# Dataset excerpt
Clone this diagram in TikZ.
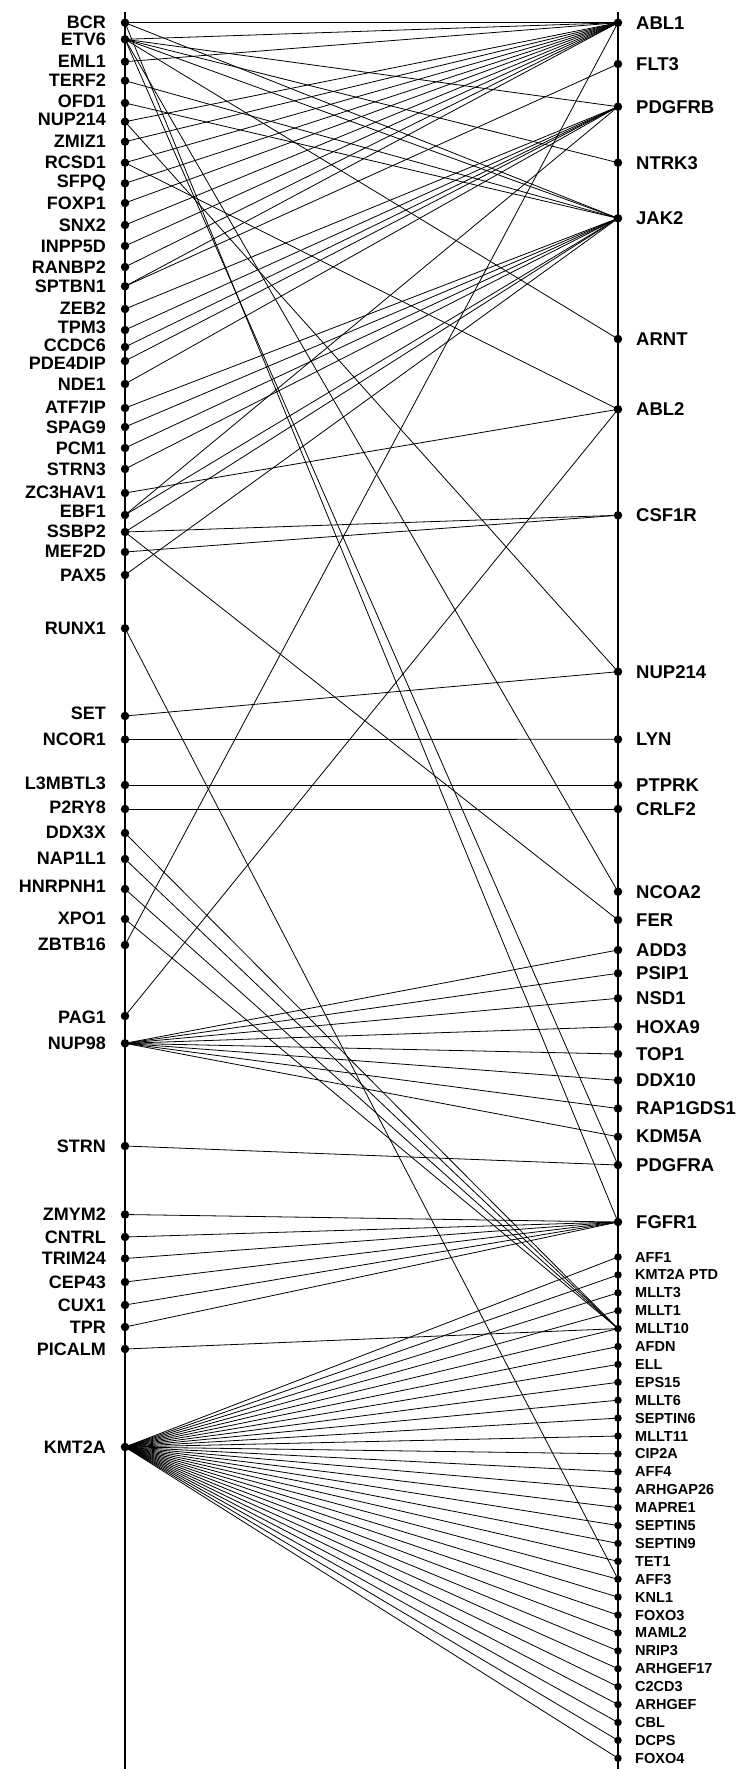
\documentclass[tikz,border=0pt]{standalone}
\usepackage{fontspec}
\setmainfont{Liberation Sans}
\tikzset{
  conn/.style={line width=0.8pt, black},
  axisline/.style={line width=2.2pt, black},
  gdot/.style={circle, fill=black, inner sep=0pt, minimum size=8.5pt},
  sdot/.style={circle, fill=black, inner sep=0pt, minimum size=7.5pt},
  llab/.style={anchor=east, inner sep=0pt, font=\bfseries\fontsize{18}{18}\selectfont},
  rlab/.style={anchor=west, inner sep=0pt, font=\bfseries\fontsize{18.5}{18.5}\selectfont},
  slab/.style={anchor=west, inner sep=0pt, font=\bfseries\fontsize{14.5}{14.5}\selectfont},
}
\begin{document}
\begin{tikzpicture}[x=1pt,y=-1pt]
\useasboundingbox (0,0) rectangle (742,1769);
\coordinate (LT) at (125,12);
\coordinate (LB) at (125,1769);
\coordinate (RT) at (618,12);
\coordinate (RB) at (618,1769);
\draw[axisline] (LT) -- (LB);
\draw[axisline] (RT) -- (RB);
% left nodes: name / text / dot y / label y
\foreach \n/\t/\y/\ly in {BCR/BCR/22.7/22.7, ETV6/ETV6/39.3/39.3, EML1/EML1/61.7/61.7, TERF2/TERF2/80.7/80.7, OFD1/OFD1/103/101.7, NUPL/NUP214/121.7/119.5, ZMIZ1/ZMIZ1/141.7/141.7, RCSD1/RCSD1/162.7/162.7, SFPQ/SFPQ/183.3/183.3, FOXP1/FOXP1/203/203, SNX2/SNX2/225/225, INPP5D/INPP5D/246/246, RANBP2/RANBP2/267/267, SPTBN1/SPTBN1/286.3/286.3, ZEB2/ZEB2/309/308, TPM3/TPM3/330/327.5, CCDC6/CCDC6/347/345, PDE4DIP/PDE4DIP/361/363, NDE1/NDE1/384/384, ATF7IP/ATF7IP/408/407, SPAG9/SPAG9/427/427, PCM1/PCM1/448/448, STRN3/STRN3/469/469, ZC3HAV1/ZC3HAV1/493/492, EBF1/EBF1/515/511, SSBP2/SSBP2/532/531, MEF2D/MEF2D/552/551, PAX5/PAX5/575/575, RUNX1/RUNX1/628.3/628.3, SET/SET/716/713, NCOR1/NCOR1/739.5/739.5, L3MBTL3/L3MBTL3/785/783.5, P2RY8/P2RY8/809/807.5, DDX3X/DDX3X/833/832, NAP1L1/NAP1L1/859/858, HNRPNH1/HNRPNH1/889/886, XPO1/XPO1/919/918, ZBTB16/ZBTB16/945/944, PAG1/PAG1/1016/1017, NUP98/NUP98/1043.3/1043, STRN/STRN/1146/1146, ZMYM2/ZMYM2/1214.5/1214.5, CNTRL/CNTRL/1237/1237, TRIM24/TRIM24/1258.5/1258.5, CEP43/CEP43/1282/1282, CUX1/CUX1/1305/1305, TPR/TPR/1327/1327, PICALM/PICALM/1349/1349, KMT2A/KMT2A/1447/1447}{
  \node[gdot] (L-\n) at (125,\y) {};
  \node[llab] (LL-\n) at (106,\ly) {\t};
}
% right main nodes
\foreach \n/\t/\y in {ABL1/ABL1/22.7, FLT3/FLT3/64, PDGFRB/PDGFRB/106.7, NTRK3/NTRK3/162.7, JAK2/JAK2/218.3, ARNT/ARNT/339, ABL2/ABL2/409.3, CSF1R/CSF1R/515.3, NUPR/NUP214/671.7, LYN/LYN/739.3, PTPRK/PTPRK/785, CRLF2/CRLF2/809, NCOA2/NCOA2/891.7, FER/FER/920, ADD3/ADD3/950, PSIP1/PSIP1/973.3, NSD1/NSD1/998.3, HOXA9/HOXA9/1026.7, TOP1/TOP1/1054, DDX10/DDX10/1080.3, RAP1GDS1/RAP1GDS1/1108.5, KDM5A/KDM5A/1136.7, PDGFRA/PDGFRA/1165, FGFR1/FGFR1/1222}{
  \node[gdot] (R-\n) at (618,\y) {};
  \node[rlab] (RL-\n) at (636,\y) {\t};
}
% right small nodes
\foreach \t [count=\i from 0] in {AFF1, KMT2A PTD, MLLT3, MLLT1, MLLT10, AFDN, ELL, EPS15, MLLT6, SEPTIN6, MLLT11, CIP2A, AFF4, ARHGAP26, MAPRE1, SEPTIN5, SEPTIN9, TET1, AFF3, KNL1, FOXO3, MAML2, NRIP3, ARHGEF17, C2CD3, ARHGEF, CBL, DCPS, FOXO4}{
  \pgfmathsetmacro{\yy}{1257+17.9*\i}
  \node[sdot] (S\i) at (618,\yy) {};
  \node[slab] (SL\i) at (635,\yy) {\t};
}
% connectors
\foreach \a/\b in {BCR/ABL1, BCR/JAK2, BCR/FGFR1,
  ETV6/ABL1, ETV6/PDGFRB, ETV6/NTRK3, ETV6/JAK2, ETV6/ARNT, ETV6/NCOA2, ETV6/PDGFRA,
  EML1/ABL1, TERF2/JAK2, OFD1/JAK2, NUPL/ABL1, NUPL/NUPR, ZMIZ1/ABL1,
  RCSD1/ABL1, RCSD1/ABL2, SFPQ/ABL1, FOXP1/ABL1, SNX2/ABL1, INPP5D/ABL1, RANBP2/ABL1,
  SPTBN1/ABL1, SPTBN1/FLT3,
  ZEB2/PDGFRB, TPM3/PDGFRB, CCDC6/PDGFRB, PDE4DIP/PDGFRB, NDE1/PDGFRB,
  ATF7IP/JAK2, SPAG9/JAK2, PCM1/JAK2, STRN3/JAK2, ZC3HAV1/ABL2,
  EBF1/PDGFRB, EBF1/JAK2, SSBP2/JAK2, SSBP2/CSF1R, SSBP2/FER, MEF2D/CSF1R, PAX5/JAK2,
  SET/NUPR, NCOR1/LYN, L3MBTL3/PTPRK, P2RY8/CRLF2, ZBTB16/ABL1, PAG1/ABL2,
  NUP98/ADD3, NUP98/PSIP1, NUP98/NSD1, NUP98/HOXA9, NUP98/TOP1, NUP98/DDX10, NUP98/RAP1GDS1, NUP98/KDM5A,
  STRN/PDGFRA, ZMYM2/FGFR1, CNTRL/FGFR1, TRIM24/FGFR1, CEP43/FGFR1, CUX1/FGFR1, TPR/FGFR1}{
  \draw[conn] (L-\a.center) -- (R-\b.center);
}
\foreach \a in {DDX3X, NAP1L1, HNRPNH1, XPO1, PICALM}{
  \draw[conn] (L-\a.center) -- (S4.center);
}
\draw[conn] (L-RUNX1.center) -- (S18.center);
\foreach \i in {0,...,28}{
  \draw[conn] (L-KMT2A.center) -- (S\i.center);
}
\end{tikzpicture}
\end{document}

# Exercise aim
Set down the material exactly, every line of it, except for the pictures.

# Problem solution
Clone this diagram in TikZ.
\documentclass[tikz,border=0pt]{standalone}
\usepackage{fontspec}
\setmainfont{Liberation Sans}
\tikzset{
  conn/.style={line width=0.8pt, black},
  axisline/.style={line width=2.2pt, black},
  gdot/.style={circle, fill=black, inner sep=0pt, minimum size=8.5pt},
  sdot/.style={circle, fill=black, inner sep=0pt, minimum size=7.5pt},
  llab/.style={anchor=east, inner sep=0pt, font=\bfseries\fontsize{18}{18}\selectfont},
  rlab/.style={anchor=west, inner sep=0pt, font=\bfseries\fontsize{18.5}{18.5}\selectfont},
  slab/.style={anchor=west, inner sep=0pt, font=\bfseries\fontsize{14.5}{14.5}\selectfont},
}
\begin{document}
\begin{tikzpicture}[x=1pt,y=-1pt]
\useasboundingbox (0,0) rectangle (742,1769);
\coordinate (LT) at (125,12);
\coordinate (LB) at (125,1769);
\coordinate (RT) at (618,12);
\coordinate (RB) at (618,1769);
\draw[axisline] (LT) -- (LB);
\draw[axisline] (RT) -- (RB);
% left nodes: name / text / dot y / label y
\foreach \n/\t/\y/\ly in {BCR/BCR/22.7/22.7, ETV6/ETV6/39.3/39.3, EML1/EML1/61.7/61.7, TERF2/TERF2/80.7/80.7, OFD1/OFD1/103/101.7, NUPL/NUP214/121.7/119.5, ZMIZ1/ZMIZ1/141.7/141.7, RCSD1/RCSD1/162.7/162.7, SFPQ/SFPQ/183.3/183.3, FOXP1/FOXP1/203/203, SNX2/SNX2/225/225, INPP5D/INPP5D/246/246, RANBP2/RANBP2/267/267, SPTBN1/SPTBN1/286.3/286.3, ZEB2/ZEB2/309/308, TPM3/TPM3/330/327.5, CCDC6/CCDC6/347/345, PDE4DIP/PDE4DIP/361/363, NDE1/NDE1/384/384, ATF7IP/ATF7IP/408/407, SPAG9/SPAG9/427/427, PCM1/PCM1/448/448, STRN3/STRN3/469/469, ZC3HAV1/ZC3HAV1/493/492, EBF1/EBF1/515/511, SSBP2/SSBP2/532/531, MEF2D/MEF2D/552/551, PAX5/PAX5/575/575, RUNX1/RUNX1/628.3/628.3, SET/SET/716/713, NCOR1/NCOR1/739.5/739.5, L3MBTL3/L3MBTL3/785/783.5, P2RY8/P2RY8/809/807.5, DDX3X/DDX3X/833/832, NAP1L1/NAP1L1/859/858, HNRPNH1/HNRPNH1/889/886, XPO1/XPO1/919/918, ZBTB16/ZBTB16/945/944, PAG1/PAG1/1016/1017, NUP98/NUP98/1043.3/1043, STRN/STRN/1146/1146, ZMYM2/ZMYM2/1214.5/1214.5, CNTRL/CNTRL/1237/1237, TRIM24/TRIM24/1258.5/1258.5, CEP43/CEP43/1282/1282, CUX1/CUX1/1305/1305, TPR/TPR/1327/1327, PICALM/PICALM/1349/1349, KMT2A/KMT2A/1447/1447}{
  \node[gdot] (L-\n) at (125,\y) {};
  \node[llab] (LL-\n) at (106,\ly) {\t};
}
% right main nodes
\foreach \n/\t/\y in {ABL1/ABL1/22.7, FLT3/FLT3/64, PDGFRB/PDGFRB/106.7, NTRK3/NTRK3/162.7, JAK2/JAK2/218.3, ARNT/ARNT/339, ABL2/ABL2/409.3, CSF1R/CSF1R/515.3, NUPR/NUP214/671.7, LYN/LYN/739.3, PTPRK/PTPRK/785, CRLF2/CRLF2/809, NCOA2/NCOA2/891.7, FER/FER/920, ADD3/ADD3/950, PSIP1/PSIP1/973.3, NSD1/NSD1/998.3, HOXA9/HOXA9/1026.7, TOP1/TOP1/1054, DDX10/DDX10/1080.3, RAP1GDS1/RAP1GDS1/1108.5, KDM5A/KDM5A/1136.7, PDGFRA/PDGFRA/1165, FGFR1/FGFR1/1222}{
  \node[gdot] (R-\n) at (618,\y) {};
  \node[rlab] (RL-\n) at (636,\y) {\t};
}
% right small nodes
\foreach \t [count=\i from 0] in {AFF1, KMT2A PTD, MLLT3, MLLT1, MLLT10, AFDN, ELL, EPS15, MLLT6, SEPTIN6, MLLT11, CIP2A, AFF4, ARHGAP26, MAPRE1, SEPTIN5, SEPTIN9, TET1, AFF3, KNL1, FOXO3, MAML2, NRIP3, ARHGEF17, C2CD3, ARHGEF, CBL, DCPS, FOXO4}{
  \pgfmathsetmacro{\yy}{1257+17.9*\i}
  \node[sdot] (S\i) at (618,\yy) {};
  \node[slab] (SL\i) at (635,\yy) {\t};
}
% connectors
\foreach \a/\b in {BCR/ABL1, BCR/JAK2, BCR/FGFR1,
  ETV6/ABL1, ETV6/PDGFRB, ETV6/NTRK3, ETV6/JAK2, ETV6/ARNT, ETV6/NCOA2, ETV6/PDGFRA,
  EML1/ABL1, TERF2/JAK2, OFD1/JAK2, NUPL/ABL1, NUPL/NUPR, ZMIZ1/ABL1,
  RCSD1/ABL1, RCSD1/ABL2, SFPQ/ABL1, FOXP1/ABL1, SNX2/ABL1, INPP5D/ABL1, RANBP2/ABL1,
  SPTBN1/ABL1, SPTBN1/FLT3,
  ZEB2/PDGFRB, TPM3/PDGFRB, CCDC6/PDGFRB, PDE4DIP/PDGFRB, NDE1/PDGFRB,
  ATF7IP/JAK2, SPAG9/JAK2, PCM1/JAK2, STRN3/JAK2, ZC3HAV1/ABL2,
  EBF1/PDGFRB, EBF1/JAK2, SSBP2/JAK2, SSBP2/CSF1R, SSBP2/FER, MEF2D/CSF1R, PAX5/JAK2,
  SET/NUPR, NCOR1/LYN, L3MBTL3/PTPRK, P2RY8/CRLF2, ZBTB16/ABL1, PAG1/ABL2,
  NUP98/ADD3, NUP98/PSIP1, NUP98/NSD1, NUP98/HOXA9, NUP98/TOP1, NUP98/DDX10, NUP98/RAP1GDS1, NUP98/KDM5A,
  STRN/PDGFRA, ZMYM2/FGFR1, CNTRL/FGFR1, TRIM24/FGFR1, CEP43/FGFR1, CUX1/FGFR1, TPR/FGFR1}{
  \draw[conn] (L-\a.center) -- (R-\b.center);
}
\foreach \a in {DDX3X, NAP1L1, HNRPNH1, XPO1, PICALM}{
  \draw[conn] (L-\a.center) -- (S4.center);
}
\draw[conn] (L-RUNX1.center) -- (S18.center);
\foreach \i in {0,...,28}{
  \draw[conn] (L-KMT2A.center) -- (S\i.center);
}
\end{tikzpicture}
\end{document}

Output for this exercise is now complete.